Profound tone poet at work.
Profound tone poet at work. Drawing Room Records

Zaïmph, "The Stranger" (Drawing Room)

ICYMI, Rhizomatic Gaze was one of the most fascinating experimental releases of 2018. On it, Zaïmph (aka Marcia Bassett, a guitarist with the Hototogisu, Double Leopards, GHQ, Un, and others), erects a forest of eldritch drones and uneasy atmospheres. The effect is like ingesting a drug that's too obscure to be described on erowid.org and then going scuba diving in a body of water whose name you can't pronounce. I suggest you listen to it after midnight with someone you trust.

The reason I'm bringing up this record now is that Bassett is performing tonight with the brilliant Samara Lubelski at Chapel Performance Space, and I forgot to write a proper blurb for it. Oops. I highly recommend that you go, as the bill's rounded out with some of the West Coast's most rigorous drone-based sound designers and songform-subversives: Kaori Suzuki/John Krausbauer and Greg Kelley/Robert Millis.

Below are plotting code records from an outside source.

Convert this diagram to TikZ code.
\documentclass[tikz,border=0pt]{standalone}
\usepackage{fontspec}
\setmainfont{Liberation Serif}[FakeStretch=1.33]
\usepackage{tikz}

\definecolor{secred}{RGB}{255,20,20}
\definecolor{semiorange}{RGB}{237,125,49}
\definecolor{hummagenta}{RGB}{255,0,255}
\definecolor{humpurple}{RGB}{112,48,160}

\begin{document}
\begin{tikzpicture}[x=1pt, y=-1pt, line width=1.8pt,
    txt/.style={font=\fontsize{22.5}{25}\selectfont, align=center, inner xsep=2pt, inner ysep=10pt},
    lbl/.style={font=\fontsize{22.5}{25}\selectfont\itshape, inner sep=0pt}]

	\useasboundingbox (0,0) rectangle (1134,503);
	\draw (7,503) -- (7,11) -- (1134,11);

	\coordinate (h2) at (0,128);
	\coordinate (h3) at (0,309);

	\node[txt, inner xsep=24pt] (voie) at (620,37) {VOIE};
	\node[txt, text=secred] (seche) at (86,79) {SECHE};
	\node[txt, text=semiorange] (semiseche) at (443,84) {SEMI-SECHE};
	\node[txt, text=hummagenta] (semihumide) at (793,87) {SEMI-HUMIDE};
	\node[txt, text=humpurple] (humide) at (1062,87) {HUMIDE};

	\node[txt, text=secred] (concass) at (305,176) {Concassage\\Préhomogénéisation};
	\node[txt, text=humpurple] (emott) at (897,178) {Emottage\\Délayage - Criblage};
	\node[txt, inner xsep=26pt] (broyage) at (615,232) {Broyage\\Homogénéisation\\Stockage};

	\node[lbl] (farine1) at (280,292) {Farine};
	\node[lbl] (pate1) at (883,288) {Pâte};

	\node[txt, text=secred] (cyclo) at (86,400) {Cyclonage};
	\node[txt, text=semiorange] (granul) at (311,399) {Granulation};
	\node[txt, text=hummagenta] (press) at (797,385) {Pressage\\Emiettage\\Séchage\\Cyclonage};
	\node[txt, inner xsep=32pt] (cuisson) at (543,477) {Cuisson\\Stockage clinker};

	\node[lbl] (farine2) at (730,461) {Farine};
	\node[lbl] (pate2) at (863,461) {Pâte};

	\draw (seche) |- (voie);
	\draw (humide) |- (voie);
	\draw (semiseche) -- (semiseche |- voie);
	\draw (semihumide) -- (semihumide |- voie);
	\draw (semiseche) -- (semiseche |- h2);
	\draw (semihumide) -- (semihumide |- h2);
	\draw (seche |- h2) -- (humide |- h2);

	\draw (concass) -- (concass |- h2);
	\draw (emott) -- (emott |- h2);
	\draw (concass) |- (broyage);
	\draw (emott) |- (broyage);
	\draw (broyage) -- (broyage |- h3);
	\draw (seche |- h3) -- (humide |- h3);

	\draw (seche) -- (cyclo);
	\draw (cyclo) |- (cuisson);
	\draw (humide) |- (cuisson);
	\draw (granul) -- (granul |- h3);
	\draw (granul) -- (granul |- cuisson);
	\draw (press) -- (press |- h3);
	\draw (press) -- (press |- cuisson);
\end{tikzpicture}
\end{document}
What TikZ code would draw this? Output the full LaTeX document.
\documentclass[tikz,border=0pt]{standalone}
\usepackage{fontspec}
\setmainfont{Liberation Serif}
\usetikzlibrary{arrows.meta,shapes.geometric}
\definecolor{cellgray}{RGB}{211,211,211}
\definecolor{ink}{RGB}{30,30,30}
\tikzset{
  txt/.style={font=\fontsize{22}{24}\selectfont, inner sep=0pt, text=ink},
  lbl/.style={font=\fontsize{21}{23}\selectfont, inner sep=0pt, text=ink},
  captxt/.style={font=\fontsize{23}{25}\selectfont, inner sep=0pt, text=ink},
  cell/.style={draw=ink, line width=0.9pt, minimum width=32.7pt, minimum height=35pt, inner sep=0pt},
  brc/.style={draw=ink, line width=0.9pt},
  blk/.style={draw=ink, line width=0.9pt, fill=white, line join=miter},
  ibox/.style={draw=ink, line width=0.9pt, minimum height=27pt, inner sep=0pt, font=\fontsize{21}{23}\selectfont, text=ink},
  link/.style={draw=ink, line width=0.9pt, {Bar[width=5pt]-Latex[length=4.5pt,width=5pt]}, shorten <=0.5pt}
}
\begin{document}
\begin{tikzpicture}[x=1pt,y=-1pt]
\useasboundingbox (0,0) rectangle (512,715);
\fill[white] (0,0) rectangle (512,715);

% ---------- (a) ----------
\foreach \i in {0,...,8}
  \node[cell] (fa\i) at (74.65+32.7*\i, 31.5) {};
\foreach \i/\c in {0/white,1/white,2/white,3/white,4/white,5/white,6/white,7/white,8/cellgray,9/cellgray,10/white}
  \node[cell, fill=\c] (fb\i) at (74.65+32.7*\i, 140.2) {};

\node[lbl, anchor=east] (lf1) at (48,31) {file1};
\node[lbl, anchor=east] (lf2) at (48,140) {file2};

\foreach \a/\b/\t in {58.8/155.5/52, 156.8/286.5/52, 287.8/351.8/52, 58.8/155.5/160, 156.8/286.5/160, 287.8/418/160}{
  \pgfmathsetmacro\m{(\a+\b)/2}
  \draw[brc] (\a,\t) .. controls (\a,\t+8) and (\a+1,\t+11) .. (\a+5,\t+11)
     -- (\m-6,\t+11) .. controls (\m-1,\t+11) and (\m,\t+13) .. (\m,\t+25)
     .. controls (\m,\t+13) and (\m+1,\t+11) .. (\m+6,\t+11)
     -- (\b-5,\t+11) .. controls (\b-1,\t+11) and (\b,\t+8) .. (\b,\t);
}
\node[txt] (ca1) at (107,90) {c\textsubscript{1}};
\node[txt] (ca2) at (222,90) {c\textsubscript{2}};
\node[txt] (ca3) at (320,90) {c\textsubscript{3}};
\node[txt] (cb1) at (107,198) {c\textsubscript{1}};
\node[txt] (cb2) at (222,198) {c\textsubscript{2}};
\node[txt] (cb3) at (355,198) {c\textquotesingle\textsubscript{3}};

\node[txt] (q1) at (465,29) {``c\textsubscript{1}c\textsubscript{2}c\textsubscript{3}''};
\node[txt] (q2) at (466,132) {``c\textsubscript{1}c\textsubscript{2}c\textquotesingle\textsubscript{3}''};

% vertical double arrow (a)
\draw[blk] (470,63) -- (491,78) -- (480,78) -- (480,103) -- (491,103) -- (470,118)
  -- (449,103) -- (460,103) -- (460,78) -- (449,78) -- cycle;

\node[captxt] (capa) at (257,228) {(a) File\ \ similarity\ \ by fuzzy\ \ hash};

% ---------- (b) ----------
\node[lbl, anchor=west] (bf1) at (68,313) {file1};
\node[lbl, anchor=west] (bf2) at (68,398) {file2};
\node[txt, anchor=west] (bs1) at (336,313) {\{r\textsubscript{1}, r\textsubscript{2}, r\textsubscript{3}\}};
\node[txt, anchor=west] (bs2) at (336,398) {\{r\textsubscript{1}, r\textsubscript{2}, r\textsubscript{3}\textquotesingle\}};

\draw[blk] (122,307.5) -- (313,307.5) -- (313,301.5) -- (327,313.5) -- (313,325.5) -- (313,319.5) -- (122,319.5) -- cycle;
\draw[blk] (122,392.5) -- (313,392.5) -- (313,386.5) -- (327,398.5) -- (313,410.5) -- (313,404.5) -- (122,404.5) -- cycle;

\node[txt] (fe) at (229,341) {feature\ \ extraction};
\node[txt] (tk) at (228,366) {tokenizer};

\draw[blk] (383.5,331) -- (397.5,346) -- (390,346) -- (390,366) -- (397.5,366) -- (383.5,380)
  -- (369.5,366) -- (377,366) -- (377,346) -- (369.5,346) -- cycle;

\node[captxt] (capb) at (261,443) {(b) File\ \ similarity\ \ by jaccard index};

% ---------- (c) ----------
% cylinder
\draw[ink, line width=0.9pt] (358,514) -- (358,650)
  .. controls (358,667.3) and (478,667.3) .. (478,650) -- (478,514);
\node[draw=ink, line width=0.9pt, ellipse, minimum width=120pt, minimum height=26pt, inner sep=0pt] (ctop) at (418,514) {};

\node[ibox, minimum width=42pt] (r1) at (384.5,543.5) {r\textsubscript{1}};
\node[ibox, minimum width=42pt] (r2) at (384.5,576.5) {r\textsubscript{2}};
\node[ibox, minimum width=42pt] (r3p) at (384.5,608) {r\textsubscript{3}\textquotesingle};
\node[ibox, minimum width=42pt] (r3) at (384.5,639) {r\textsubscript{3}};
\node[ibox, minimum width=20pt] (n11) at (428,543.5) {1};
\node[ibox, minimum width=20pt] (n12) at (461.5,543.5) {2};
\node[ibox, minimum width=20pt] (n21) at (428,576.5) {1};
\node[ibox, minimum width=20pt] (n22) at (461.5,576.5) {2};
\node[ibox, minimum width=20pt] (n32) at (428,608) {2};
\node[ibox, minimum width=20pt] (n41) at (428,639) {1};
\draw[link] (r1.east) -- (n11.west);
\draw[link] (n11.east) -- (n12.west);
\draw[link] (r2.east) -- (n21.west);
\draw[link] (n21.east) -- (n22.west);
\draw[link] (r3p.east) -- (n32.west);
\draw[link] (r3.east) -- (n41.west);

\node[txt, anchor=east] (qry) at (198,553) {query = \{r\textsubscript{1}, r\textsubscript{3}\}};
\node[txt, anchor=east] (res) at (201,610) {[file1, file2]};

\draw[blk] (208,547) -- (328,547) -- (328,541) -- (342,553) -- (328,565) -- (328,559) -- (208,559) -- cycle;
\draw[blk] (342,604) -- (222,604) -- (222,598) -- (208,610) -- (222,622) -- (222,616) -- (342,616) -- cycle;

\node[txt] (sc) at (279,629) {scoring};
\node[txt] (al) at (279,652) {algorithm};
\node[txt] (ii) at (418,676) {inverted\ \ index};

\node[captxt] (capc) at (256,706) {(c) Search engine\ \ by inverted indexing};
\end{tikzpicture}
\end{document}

It was hard to choose a track to review from Rhizomatic Gaze, as they're all worthy of analysis, but I'm going with "The Stranger," for brand synergy... and because it sounds amazing. Bassett launches a cosmic swell of aerated, distended guitar and distant, angelic vocals, summoning memories of Europe's most profound tone poets: Popol Vuh, Richard Pinhas, Fluence, and Sensations' Fix. This is wholly holy music, a diaphanous portal to higher planes of existence. Witnessing Bassett improvise with equally sublime violinist Lubelski—with whom she's been playing for a decade—should be extraordinary.